- Film poster
- Directed by: Joshua Erkman
- Written by: Joshua Erkman; Bossi Baker;
- Produced by: Yellow Veil Pictures
- Starring: David Yow; Kai Lennox; Sarah Lind;
- Distributed by: Dark Sky Films
- Release date: June 7, 2024;
- Running time: 103 minutes
- Country: United States
- Language: English

= A Desert =

2024 film directed by Joshua Erkman

A Desert is a 2024 psychological horror film directed by Joshua Erkman (in his directorial debut), starring David Yow, Sarah Lind, and Kai Lennox.

==Premise==
Alex, an itinerant photographer, drives through ghost towns, cemeteries, and motels throughout the Southwestern United States. He soon encounters two menacing strangers, Renny and Susie Q, after hearing them fighting in the motel room next to his.

==Cast==
- David Yow as Harold Palladino
- Kai Lennox as Alex Clark
- Sarah Lind as Sam Clark
- Zachary Ray Sherman as Renny
- Ashley Smith as Susie Q
- Rob Zabrecky as The Director
- S.A. Griffin as Detective Simon
- Bill J. Stevens as Gus Jessop
- William Bookston as Motel Clerk
- Alexandra Ryan as Marianne

==Release==
A Desert was released on June 7, 2024 as part of the Tribeca Festival.

===Critical reception===
On the review aggregator website Rotten Tomatoes, 83% of 40 critics' reviews are positive. The website's consensus reads: "A metatextual meditation on cinema made with inventive style, A Deserts cerebral frights are enough to satisfy anyone parched for thoughtful horror." On Metacritic, the film has a weighted average score of 64 out of 100 based on 11 critics, which the site labels as "generally favorable" reviews.

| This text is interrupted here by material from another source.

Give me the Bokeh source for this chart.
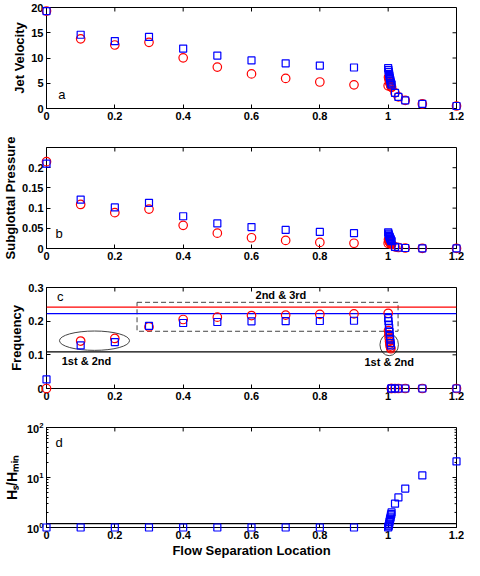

Bobby LePire of Film Threat praised the film's direction and cinematography, calling it "a solid neo-noir with excellent visuals, good characterizations, and fantastic acting." Leslie Felperin of The Guardian gave a mostly positive review, calling it "impressively creepy" with a "swoony and most bewitching" visual style. Simon Abrams, writing for RogerEbert.com, was less positive, commenting that "director Joshua Erkman shows promise throughout A Desert [...] but his movie’s unyielding scenario [...] makes it hard to want to hang around while thinly drawn characters vaguely establish the movie’s themes."